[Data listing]
※
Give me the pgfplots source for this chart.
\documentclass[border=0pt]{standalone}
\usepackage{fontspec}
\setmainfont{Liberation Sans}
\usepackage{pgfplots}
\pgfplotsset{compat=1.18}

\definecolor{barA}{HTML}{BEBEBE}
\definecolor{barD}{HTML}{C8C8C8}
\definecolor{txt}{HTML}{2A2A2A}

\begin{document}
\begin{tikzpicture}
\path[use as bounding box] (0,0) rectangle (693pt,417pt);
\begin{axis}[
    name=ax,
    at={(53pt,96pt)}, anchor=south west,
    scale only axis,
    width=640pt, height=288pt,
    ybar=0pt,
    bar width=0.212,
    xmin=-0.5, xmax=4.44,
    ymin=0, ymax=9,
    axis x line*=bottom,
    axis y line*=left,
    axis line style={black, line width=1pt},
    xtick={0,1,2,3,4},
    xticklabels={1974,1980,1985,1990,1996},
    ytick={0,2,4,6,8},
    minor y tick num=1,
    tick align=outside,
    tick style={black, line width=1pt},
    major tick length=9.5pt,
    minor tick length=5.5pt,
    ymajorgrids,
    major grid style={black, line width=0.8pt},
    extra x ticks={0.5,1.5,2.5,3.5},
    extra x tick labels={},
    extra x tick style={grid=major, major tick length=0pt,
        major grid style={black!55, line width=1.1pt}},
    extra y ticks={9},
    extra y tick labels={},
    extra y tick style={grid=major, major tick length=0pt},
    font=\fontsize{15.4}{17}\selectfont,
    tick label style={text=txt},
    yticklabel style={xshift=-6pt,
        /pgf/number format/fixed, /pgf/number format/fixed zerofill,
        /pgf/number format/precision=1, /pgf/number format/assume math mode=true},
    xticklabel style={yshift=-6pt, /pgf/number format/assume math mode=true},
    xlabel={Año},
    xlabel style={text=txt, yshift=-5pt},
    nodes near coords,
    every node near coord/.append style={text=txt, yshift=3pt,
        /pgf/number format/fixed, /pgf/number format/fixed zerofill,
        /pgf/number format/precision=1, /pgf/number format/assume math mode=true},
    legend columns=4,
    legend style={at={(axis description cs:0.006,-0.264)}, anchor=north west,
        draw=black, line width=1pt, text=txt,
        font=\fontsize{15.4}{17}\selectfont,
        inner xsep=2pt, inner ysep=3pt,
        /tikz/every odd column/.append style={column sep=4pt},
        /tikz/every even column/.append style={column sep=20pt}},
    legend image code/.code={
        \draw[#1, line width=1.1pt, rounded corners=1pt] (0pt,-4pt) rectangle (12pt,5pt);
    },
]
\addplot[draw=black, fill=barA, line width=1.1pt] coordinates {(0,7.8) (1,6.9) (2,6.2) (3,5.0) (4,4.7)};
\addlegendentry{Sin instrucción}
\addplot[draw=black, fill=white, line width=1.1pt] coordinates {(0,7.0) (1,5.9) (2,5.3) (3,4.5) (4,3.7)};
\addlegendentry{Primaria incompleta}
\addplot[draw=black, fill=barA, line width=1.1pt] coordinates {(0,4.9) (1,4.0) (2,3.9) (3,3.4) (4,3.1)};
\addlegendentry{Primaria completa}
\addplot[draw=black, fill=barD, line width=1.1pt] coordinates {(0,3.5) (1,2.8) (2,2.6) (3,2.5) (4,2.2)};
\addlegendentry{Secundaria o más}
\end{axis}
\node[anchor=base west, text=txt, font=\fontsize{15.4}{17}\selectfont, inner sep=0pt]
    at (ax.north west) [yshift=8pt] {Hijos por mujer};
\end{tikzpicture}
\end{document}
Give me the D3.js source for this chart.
※
Aim ->
Copy out every line of the data above, exactly as given.

Result for this exercise ->
Give me the pgfplots source for this chart.
\documentclass[border=0pt]{standalone}
\usepackage{fontspec}
\setmainfont{Liberation Sans}
\usepackage{pgfplots}
\pgfplotsset{compat=1.18}

\definecolor{barA}{HTML}{BEBEBE}
\definecolor{barD}{HTML}{C8C8C8}
\definecolor{txt}{HTML}{2A2A2A}

\begin{document}
\begin{tikzpicture}
\path[use as bounding box] (0,0) rectangle (693pt,417pt);
\begin{axis}[
    name=ax,
    at={(53pt,96pt)}, anchor=south west,
    scale only axis,
    width=640pt, height=288pt,
    ybar=0pt,
    bar width=0.212,
    xmin=-0.5, xmax=4.44,
    ymin=0, ymax=9,
    axis x line*=bottom,
    axis y line*=left,
    axis line style={black, line width=1pt},
    xtick={0,1,2,3,4},
    xticklabels={1974,1980,1985,1990,1996},
    ytick={0,2,4,6,8},
    minor y tick num=1,
    tick align=outside,
    tick style={black, line width=1pt},
    major tick length=9.5pt,
    minor tick length=5.5pt,
    ymajorgrids,
    major grid style={black, line width=0.8pt},
    extra x ticks={0.5,1.5,2.5,3.5},
    extra x tick labels={},
    extra x tick style={grid=major, major tick length=0pt,
        major grid style={black!55, line width=1.1pt}},
    extra y ticks={9},
    extra y tick labels={},
    extra y tick style={grid=major, major tick length=0pt},
    font=\fontsize{15.4}{17}\selectfont,
    tick label style={text=txt},
    yticklabel style={xshift=-6pt,
        /pgf/number format/fixed, /pgf/number format/fixed zerofill,
        /pgf/number format/precision=1, /pgf/number format/assume math mode=true},
    xticklabel style={yshift=-6pt, /pgf/number format/assume math mode=true},
    xlabel={Año},
    xlabel style={text=txt, yshift=-5pt},
    nodes near coords,
    every node near coord/.append style={text=txt, yshift=3pt,
        /pgf/number format/fixed, /pgf/number format/fixed zerofill,
        /pgf/number format/precision=1, /pgf/number format/assume math mode=true},
    legend columns=4,
    legend style={at={(axis description cs:0.006,-0.264)}, anchor=north west,
        draw=black, line width=1pt, text=txt,
        font=\fontsize{15.4}{17}\selectfont,
        inner xsep=2pt, inner ysep=3pt,
        /tikz/every odd column/.append style={column sep=4pt},
        /tikz/every even column/.append style={column sep=20pt}},
    legend image code/.code={
        \draw[#1, line width=1.1pt, rounded corners=1pt] (0pt,-4pt) rectangle (12pt,5pt);
    },
]
\addplot[draw=black, fill=barA, line width=1.1pt] coordinates {(0,7.8) (1,6.9) (2,6.2) (3,5.0) (4,4.7)};
\addlegendentry{Sin instrucción}
\addplot[draw=black, fill=white, line width=1.1pt] coordinates {(0,7.0) (1,5.9) (2,5.3) (3,4.5) (4,3.7)};
\addlegendentry{Primaria incompleta}
\addplot[draw=black, fill=barA, line width=1.1pt] coordinates {(0,4.9) (1,4.0) (2,3.9) (3,3.4) (4,3.1)};
\addlegendentry{Primaria completa}
\addplot[draw=black, fill=barD, line width=1.1pt] coordinates {(0,3.5) (1,2.8) (2,2.6) (3,2.5) (4,2.2)};
\addlegendentry{Secundaria o más}
\end{axis}
\node[anchor=base west, text=txt, font=\fontsize{15.4}{17}\selectfont, inner sep=0pt]
    at (ax.north west) [yshift=8pt] {Hijos por mujer};
\end{tikzpicture}
\end{document}
Give me the D3.js source for this chart.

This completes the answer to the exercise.